## WHAT IS BEING ASKED:
The line holding "var height = 521 - margin.top;" is the last one to output; start at the first line of the data, keep every line in between exactly, and leave out pictures.
====== RECORDED DATA
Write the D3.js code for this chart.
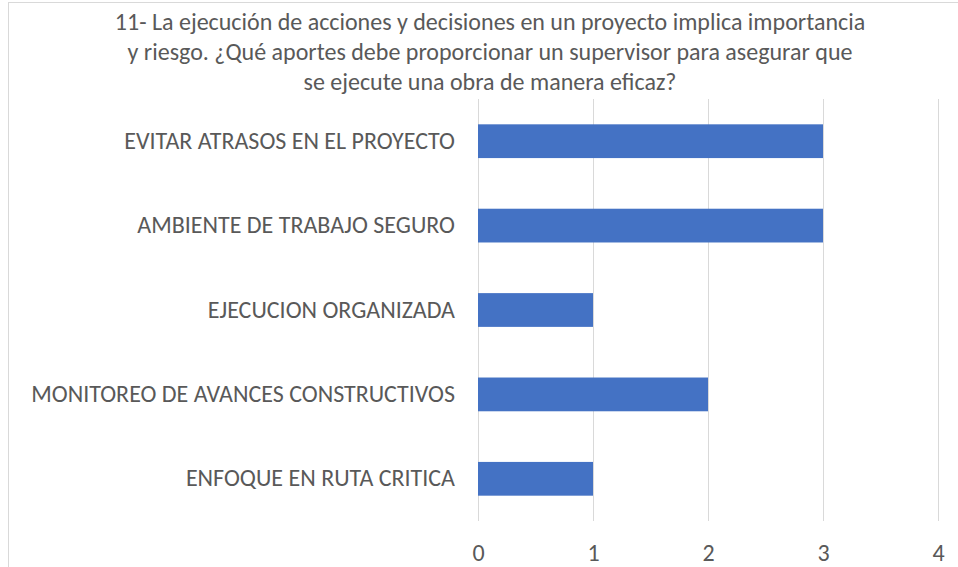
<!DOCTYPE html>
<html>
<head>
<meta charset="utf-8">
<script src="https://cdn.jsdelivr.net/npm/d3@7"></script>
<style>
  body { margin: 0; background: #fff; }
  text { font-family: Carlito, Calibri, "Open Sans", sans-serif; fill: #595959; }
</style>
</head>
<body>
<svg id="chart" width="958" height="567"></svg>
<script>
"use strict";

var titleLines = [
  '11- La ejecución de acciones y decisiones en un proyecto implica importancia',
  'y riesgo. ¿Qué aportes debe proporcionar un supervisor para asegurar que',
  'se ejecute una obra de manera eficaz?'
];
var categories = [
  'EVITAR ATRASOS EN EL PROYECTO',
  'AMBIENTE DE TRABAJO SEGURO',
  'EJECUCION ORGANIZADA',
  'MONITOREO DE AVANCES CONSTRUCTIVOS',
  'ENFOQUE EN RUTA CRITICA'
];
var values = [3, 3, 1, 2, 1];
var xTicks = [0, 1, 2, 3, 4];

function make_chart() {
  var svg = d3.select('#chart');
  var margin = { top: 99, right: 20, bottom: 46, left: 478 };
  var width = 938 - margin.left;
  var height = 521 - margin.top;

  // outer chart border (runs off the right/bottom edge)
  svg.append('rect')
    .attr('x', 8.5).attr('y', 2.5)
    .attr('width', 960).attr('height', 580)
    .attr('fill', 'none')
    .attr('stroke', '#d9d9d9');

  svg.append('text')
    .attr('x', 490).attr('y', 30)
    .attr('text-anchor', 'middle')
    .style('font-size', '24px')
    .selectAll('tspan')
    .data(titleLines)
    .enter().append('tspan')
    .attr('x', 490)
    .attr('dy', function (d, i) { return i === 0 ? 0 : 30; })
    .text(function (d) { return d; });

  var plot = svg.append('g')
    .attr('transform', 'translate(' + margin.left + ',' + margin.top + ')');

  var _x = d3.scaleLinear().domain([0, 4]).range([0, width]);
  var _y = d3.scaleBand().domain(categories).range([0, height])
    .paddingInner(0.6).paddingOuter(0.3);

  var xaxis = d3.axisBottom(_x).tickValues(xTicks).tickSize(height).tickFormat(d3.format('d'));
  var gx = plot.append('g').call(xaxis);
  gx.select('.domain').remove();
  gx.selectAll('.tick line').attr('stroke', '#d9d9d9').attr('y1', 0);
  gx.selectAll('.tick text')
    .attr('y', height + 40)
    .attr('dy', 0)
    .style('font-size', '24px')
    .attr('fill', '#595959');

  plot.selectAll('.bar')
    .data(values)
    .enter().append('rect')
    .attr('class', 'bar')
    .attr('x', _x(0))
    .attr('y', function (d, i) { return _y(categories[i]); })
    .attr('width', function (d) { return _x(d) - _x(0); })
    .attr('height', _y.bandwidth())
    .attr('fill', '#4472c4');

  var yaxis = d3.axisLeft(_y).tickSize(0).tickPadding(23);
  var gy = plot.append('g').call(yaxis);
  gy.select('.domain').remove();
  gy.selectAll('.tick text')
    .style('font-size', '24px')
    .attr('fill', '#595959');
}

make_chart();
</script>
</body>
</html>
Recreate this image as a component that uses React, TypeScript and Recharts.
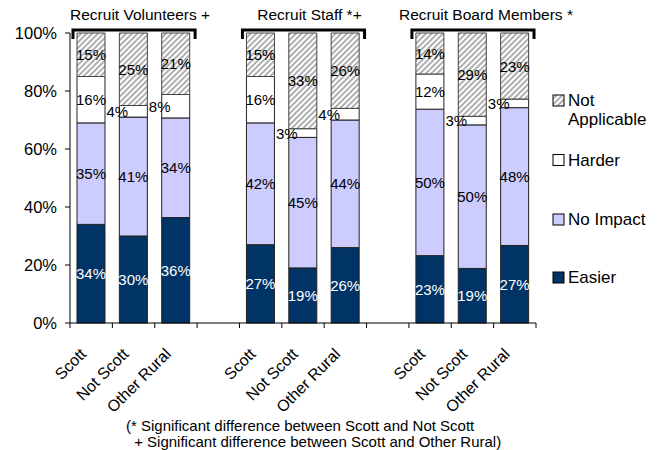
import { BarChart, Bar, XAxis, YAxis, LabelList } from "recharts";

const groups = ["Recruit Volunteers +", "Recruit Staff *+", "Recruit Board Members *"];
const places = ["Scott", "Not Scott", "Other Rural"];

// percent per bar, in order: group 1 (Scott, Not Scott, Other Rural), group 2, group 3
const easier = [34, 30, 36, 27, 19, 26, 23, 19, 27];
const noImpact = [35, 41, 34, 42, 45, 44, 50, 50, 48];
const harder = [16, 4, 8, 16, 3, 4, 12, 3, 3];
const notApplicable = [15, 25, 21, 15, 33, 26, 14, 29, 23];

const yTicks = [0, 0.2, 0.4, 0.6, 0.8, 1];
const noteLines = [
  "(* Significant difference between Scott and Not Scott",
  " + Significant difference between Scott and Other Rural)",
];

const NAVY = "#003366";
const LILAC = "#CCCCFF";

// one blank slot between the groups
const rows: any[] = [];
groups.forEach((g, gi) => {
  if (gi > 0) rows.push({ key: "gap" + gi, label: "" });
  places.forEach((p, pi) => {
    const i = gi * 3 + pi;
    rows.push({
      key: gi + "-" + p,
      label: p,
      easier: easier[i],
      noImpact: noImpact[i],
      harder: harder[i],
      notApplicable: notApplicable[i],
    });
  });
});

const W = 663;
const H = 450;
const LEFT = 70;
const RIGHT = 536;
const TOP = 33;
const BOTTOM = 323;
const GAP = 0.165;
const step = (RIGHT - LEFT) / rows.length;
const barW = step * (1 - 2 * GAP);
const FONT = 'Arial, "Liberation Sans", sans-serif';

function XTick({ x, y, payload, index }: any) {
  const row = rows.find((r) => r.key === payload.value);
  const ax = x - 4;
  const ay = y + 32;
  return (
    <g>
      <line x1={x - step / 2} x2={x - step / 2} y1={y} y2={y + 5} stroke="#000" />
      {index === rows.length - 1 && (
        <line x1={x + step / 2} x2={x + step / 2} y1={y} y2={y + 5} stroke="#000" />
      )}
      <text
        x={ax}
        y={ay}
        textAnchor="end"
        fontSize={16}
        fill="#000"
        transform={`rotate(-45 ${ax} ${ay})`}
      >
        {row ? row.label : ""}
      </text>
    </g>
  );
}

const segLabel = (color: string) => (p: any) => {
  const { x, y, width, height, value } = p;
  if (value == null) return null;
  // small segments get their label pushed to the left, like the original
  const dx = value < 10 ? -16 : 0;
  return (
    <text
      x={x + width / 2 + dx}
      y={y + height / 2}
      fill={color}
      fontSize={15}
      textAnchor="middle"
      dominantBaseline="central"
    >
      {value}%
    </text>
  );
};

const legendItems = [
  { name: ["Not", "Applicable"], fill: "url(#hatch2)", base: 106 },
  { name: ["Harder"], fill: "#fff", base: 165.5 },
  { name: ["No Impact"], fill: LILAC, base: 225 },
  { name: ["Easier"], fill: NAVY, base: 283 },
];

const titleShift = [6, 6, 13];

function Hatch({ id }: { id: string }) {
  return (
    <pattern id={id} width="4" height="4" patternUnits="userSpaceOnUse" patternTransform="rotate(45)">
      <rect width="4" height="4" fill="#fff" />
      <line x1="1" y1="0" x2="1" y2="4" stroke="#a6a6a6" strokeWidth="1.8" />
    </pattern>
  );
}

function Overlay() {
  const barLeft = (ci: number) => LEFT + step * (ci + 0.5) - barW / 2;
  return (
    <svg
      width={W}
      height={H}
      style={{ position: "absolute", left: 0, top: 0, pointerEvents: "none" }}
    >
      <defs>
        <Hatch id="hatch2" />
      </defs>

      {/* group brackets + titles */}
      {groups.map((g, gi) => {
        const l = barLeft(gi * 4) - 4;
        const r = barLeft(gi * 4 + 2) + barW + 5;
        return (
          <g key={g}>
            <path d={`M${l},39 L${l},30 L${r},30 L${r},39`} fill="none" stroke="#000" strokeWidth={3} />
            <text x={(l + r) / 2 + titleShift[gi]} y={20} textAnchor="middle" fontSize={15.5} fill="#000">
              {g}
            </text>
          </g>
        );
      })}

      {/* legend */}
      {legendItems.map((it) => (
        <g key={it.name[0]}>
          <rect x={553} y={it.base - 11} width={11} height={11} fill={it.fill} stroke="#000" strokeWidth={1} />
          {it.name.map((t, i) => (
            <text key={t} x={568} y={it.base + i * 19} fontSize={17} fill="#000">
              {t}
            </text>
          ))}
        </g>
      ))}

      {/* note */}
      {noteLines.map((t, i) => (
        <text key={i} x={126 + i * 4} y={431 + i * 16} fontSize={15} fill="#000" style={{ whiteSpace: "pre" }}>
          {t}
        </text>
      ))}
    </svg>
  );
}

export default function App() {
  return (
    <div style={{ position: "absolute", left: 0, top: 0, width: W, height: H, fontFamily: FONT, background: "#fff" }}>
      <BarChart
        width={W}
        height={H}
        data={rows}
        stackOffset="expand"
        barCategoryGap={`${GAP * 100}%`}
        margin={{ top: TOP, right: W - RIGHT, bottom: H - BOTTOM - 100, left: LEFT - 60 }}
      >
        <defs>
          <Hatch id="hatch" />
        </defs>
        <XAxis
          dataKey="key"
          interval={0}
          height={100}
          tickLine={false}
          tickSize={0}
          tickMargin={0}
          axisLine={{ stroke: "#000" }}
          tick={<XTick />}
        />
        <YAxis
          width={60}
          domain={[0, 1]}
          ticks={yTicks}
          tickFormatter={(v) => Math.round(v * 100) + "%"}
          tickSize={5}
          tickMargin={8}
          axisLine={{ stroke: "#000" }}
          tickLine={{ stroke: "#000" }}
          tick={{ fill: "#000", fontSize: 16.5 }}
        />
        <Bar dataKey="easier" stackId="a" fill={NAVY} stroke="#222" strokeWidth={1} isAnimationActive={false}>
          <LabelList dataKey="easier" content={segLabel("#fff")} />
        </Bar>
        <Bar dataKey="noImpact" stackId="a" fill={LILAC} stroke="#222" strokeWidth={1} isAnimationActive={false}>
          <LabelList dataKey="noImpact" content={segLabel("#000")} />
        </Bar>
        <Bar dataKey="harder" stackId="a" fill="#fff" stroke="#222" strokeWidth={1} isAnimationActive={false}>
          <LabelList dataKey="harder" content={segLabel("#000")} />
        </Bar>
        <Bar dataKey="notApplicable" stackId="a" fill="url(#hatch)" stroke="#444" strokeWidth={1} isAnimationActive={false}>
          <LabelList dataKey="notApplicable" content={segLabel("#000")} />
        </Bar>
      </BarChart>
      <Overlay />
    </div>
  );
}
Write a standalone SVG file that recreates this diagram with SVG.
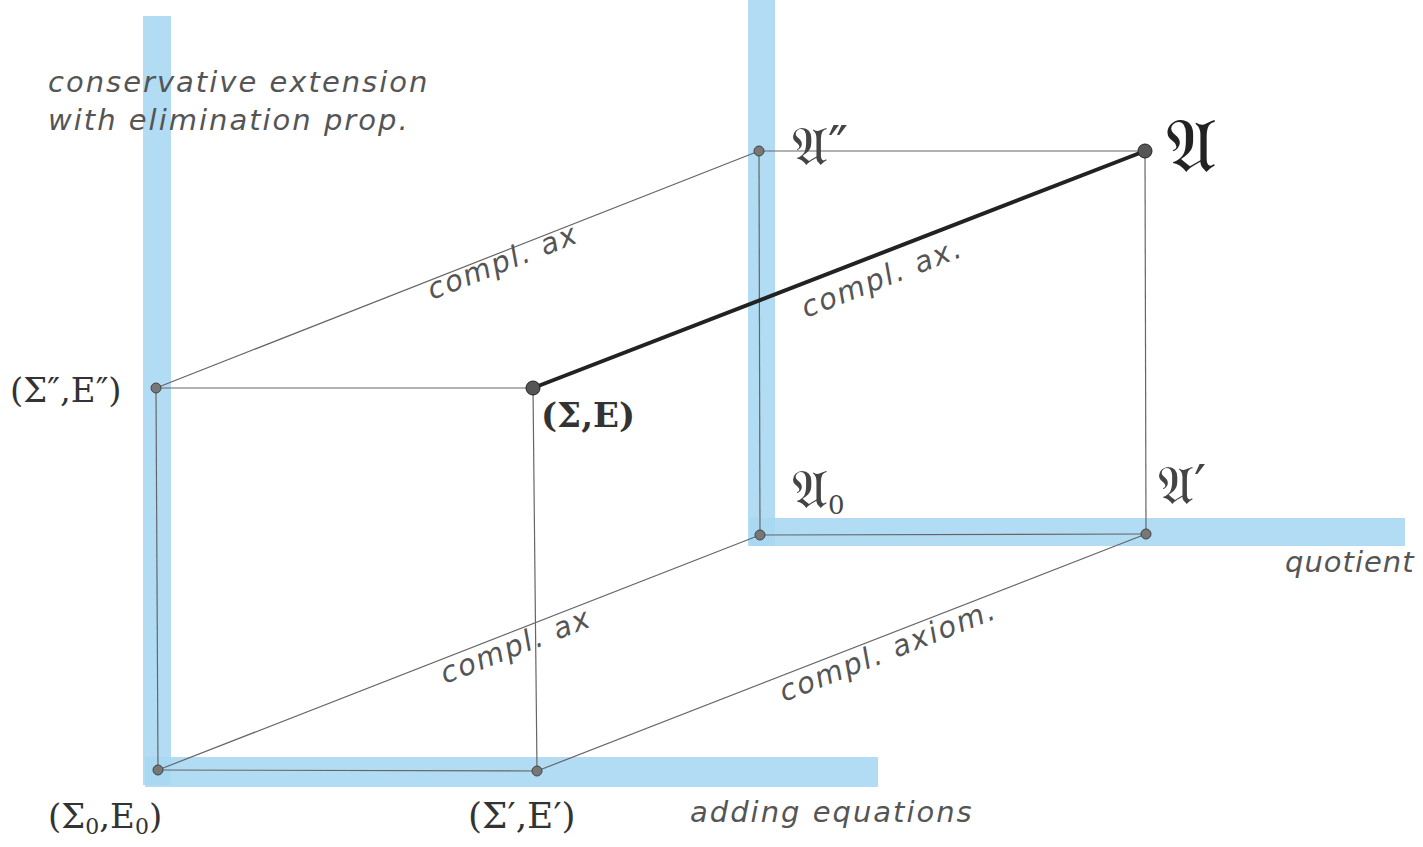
============
## RESPONSE TO THIS EXERCISE:
Write the D3.js code for this chart.
<!DOCTYPE html>
<html>
<head>
<meta charset="utf-8">
<script src="https://cdn.jsdelivr.net/npm/d3@7"></script>
<style>
  body { margin: 0; background: #fff; }
  text { font-family: Carlito, Calibri, "Open Sans", sans-serif; fill: #595959; }
</style>
</head>
<body>
<svg id="chart" width="958" height="567"></svg>
<script>
"use strict";

var titleLines = [
  '11- La ejecución de acciones y decisiones en un proyecto implica importancia',
  'y riesgo. ¿Qué aportes debe proporcionar un supervisor para asegurar que',
  'se ejecute una obra de manera eficaz?'
];
var categories = [
  'EVITAR ATRASOS EN EL PROYECTO',
  'AMBIENTE DE TRABAJO SEGURO',
  'EJECUCION ORGANIZADA',
  'MONITOREO DE AVANCES CONSTRUCTIVOS',
  'ENFOQUE EN RUTA CRITICA'
];
var values = [3, 3, 1, 2, 1];
var xTicks = [0, 1, 2, 3, 4];

function make_chart() {
  var svg = d3.select('#chart');
  var margin = { top: 99, right: 20, bottom: 46, left: 478 };
  var width = 938 - margin.left;
  var height = 521 - margin.top;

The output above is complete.